**Listing:**
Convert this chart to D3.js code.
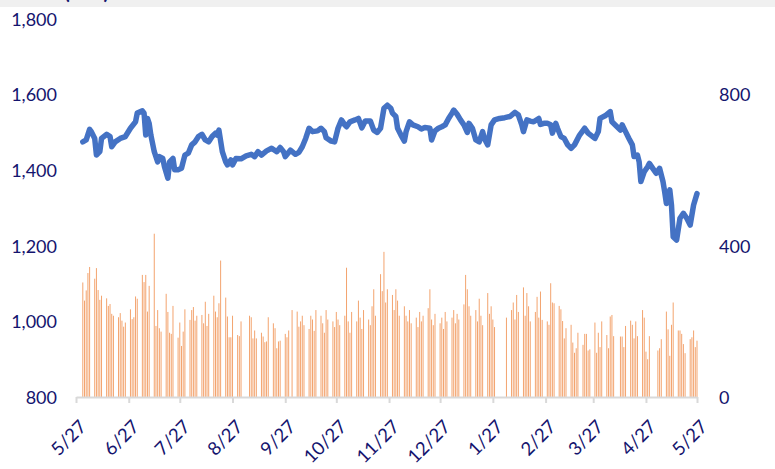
<!DOCTYPE html>
<html><head><meta charset="utf-8">
<script src="https://cdn.jsdelivr.net/npm/d3@7"></script>
<style>
html,body{margin:0;padding:0;background:#fff;}
svg{display:block;font-family:Lato,"Open Sans",sans-serif;}
</style></head>
<body>
<svg id="chart" width="775" height="469"></svg>
<script>
// ---- Data ----
const titleText = "Index (JPY)";
const xTickLabels = ["5/27","6/27","7/27","8/27","9/27","10/27","11/27","12/27","1/27","2/27","3/27","4/27","5/27"];
const xTickDates = ["2021-05-27","2021-06-27","2021-07-27","2021-08-27","2021-09-27","2021-10-27","2021-11-27","2021-12-27","2022-01-27","2022-02-27","2022-03-27","2022-04-27","2022-05-27"];
const leftTicks = [800,1000,1200,1400,1600,1800];
const rightTicks = [0,400,800];

const lineDates = ["2021-05-31","2021-06-02","2021-06-04","2021-06-05","2021-06-07","2021-06-08","2021-06-10","2021-06-11","2021-06-14","2021-06-16","2021-06-17","2021-06-19","2021-06-22","2021-06-25","2021-06-28","2021-07-01","2021-07-02","2021-07-05","2021-07-06","2021-07-07","2021-07-08","2021-07-09","2021-07-10","2021-07-12","2021-07-14","2021-07-15","2021-07-17","2021-07-18","2021-07-20","2021-07-21","2021-07-23","2021-07-24","2021-07-26","2021-07-28","2021-07-30","2021-08-01","2021-08-03","2021-08-05","2021-08-07","2021-08-09","2021-08-11","2021-08-13","2021-08-15","2021-08-17","2021-08-18","2021-08-19","2021-08-21","2021-08-23","2021-08-24","2021-08-26","2021-08-27","2021-08-29","2021-09-01","2021-09-04","2021-09-07","2021-09-09","2021-09-11","2021-09-13","2021-09-16","2021-09-19","2021-09-22","2021-09-24","2021-09-26","2021-09-27","2021-09-30","2021-10-03","2021-10-05","2021-10-07","2021-10-09","2021-10-11","2021-10-13","2021-10-16","2021-10-18","2021-10-20","2021-10-21","2021-10-24","2021-10-26","2021-10-28","2021-10-30","2021-11-01","2021-11-02","2021-11-04","2021-11-07","2021-11-09","2021-11-11","2021-11-13","2021-11-16","2021-11-18","2021-11-20","2021-11-22","2021-11-24","2021-11-26","2021-11-28","2021-11-29","2021-12-01","2021-12-02","2021-12-04","2021-12-06","2021-12-07","2021-12-09","2021-12-11","2021-12-14","2021-12-16","2021-12-18","2021-12-21","2021-12-22","2021-12-24","2021-12-26","2021-12-28","2021-12-30","2022-01-01","2022-01-03","2022-01-04","2022-01-06","2022-01-08","2022-01-10","2022-01-12","2022-01-13","2022-01-15","2022-01-17","2022-01-19","2022-01-21","2022-01-22","2022-01-24","2022-01-26","2022-01-28","2022-01-31","2022-02-03","2022-02-06","2022-02-09","2022-02-11","2022-02-13","2022-02-14","2022-02-16","2022-02-18","2022-02-20","2022-02-23","2022-02-24","2022-02-26","2022-02-28","2022-03-02","2022-03-03","2022-03-05","2022-03-06","2022-03-08","2022-03-10","2022-03-12","2022-03-14","2022-03-16","2022-03-19","2022-03-22","2022-03-24","2022-03-28","2022-03-30","2022-03-31","2022-04-03","2022-04-06","2022-04-07","2022-04-10","2022-04-12","2022-04-13","2022-04-15","2022-04-17","2022-04-19","2022-04-20","2022-04-22","2022-04-23","2022-04-24","2022-04-26","2022-04-28","2022-04-29","2022-05-01","2022-05-03","2022-05-05","2022-05-07","2022-05-08","2022-05-09","2022-05-11","2022-05-12","2022-05-13","2022-05-15","2022-05-17","2022-05-19","2022-05-21","2022-05-23","2022-05-25","2022-05-27"];
const lineValues = [1475,1480,1508,1502,1484,1440,1449,1484,1495,1489,1462,1475,1484,1489,1511,1528,1551,1557,1551,1493,1537,1524,1493,1449,1422,1436,1431,1409,1379,1422,1431,1401,1401,1405,1440,1445,1467,1475,1489,1495,1480,1475,1489,1498,1493,1506,1449,1422,1414,1427,1414,1431,1430,1438,1442,1436,1449,1440,1451,1458,1449,1460,1449,1436,1453,1442,1447,1462,1484,1511,1502,1504,1511,1502,1486,1477,1475,1511,1533,1520,1515,1528,1533,1537,1512,1530,1530,1506,1500,1511,1564,1572,1564,1551,1542,1511,1493,1477,1502,1528,1520,1515,1509,1513,1511,1480,1504,1511,1515,1520,1537,1551,1559,1548,1533,1520,1500,1524,1511,1480,1475,1502,1484,1467,1520,1533,1537,1539,1542,1553,1546,1520,1502,1533,1530,1528,1537,1521,1524,1524,1520,1498,1524,1511,1489,1484,1467,1458,1467,1493,1511,1498,1484,1502,1537,1544,1555,1528,1515,1506,1520,1502,1484,1467,1436,1440,1422,1370,1396,1409,1418,1405,1392,1405,1370,1343,1312,1348,1308,1224,1215,1273,1286,1273,1255,1308,1338];

// Volume bars: one row per trading week (Mon..Fri), null = no trading
const barFirstMonday = "2021-05-31";
const barValues = [
 [303,255,282,328,344],[313,341,283,257,268],[261,241,246,220,215],[211,222,202,186,197],
 [232,206,211,266,260],[323,304,323,226,294],[432,188,230,182,173],[273,225,170,167,241],
 [157,197,135,173,232],[204,230,238,202,215],[217,195,252,188,220],[268,226,211,248,361],
 [263,213,158,158,215],[164,161,200,null,null],[215,211,155,176,155],[170,160,145,147,211],
 [195,182,129,147,149],[167,158,176,null,230],[226,186,200,215,190],[180,215,205,175,230],
 [215,195,170,230,205],[200,185,225,205,190],[215,342,200,170,225],[200,255,210,180,230],
 [205,190,240,285,215],[325,280,384,250,285],[270,230,285,255,215],[240,215,200,230,195],
 [210,185,225,200,215],[235,285,205,190,220],[195,210,180,225,200],[210,230,195,220,205],
 [245,323,285,240,215],[230,200,260,215,190],[275,220,240,205,185],[null,null,null,null,210],
 [230,250,205,270,225],[290,215,275,240,200],[225,265,210,279,204],[200,191,301,250,248],
 [241,232,201,155,182],[191,144,117,129,170],[138,167,167,123,126],[197,117,170,132,200],
 [164,129,213,217,161],[null,160,160,132,188],[202,191,155,200,161],[230,210,120,100,161],
 [null,null,123,129,153],[226,179,109,191,250],[176,176,167,140,116],[153,158,176,132,149]
];

// ---- Chart ----
const parse = d3.timeParse("%Y-%m-%d");
const svg = d3.select("#chart");
const W = 775, H = 469;
const plot = {left: 76, right: 697, top: 19, bottom: 397};

const x = d3.scaleTime()
  .domain([parse(xTickDates[0]), parse(xTickDates[xTickDates.length-1])])
  .range([plot.left, plot.right]);
const yL = d3.scaleLinear().domain([800,1800]).range([plot.bottom, plot.top]);
const yR = d3.scaleLinear().domain([0,1000]).range([plot.bottom, plot.top]);

// top band with clipped title (cut off in the reference as well)
svg.append("rect").attr("x",0).attr("y",0).attr("width",W).attr("height",7).attr("fill","#f0f0f0");
svg.append("text").attr("x",10).attr("y",-1).attr("font-size",20).attr("font-weight","bold")
  .attr("fill","#14146e").text(titleText);

// bars
const monday = parse(barFirstMonday);
const bars = [];
barValues.forEach((week, wi) => {
  week.forEach((v, di) => {
    if (v == null) return;
    bars.push({date: d3.timeDay.offset(monday, wi*7 + di), value: v});
  });
});
svg.append("g").selectAll("rect").data(bars).join("rect")
  .attr("x", d => x(d.date) - 0.5)
  .attr("width", 1)
  .attr("y", d => yR(d.value))
  .attr("height", d => yR(0) - yR(d.value))
  .attr("fill", "#f3a46f");

// x axis
const xAxis = d3.axisBottom(x)
  .tickValues(xTickDates.map(parse))
  .tickFormat((d,i) => xTickLabels[i])
  .tickSizeOuter(0).tickSizeInner(6);
const gx = svg.append("g").attr("transform", `translate(0,${plot.bottom})`).call(xAxis);
gx.select(".domain").attr("stroke","#d9d9d9").attr("stroke-width",2);
gx.selectAll(".tick line").attr("stroke","#d9d9d9").attr("stroke-width",2);
gx.selectAll(".tick text")
  .attr("font-size",18.5).attr("fill","#14146e").attr("font-family","Lato, sans-serif")
  .attr("text-anchor","end")
  .attr("dy",null).attr("y",null)
  .attr("transform","translate(11,31) rotate(-45)");

// left axis
const gl = svg.append("g").attr("transform", `translate(${plot.left-19},0)`)
  .call(d3.axisLeft(yL).tickValues(leftTicks).tickFormat(d3.format(",")).tickSize(0));
gl.select(".domain").remove();
gl.selectAll(".tick text").attr("font-size",18).attr("fill","#14146e")
  .attr("font-family","Lato, sans-serif").attr("x",0).attr("dy","0.35em");

// right axis
const gr = svg.append("g").attr("transform", `translate(${plot.right+22},0)`)
  .call(d3.axisRight(yR).tickValues(rightTicks).tickSize(0));
gr.select(".domain").remove();
gr.selectAll(".tick text").attr("font-size",18).attr("fill","#14146e")
  .attr("font-family","Lato, sans-serif").attr("x",0).attr("dy","0.35em");

// line
const lineData = lineDates.map((d,i) => ({date: parse(d), value: lineValues[i]}));
svg.append("path").datum(lineData)
  .attr("fill","none").attr("stroke","#4472c4").attr("stroke-width",5.5)
  .attr("stroke-linejoin","round").attr("stroke-linecap","round")
  .attr("d", d3.line().x(d => x(d.date)).y(d => yL(d.value)));
</script>
</body></html>
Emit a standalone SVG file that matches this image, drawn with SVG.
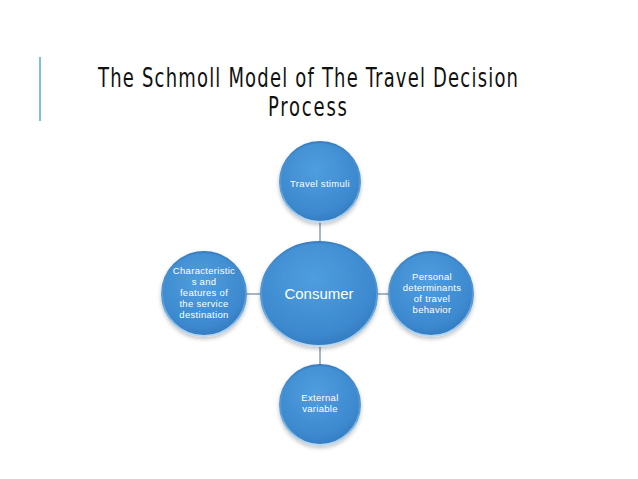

**Direction:**
Look through the material and copy each line that has "this".

**Answer for the task:**
Convert this chart to D3.js code.
Emit a standalone SVG file that matches this image, drawn with SVG.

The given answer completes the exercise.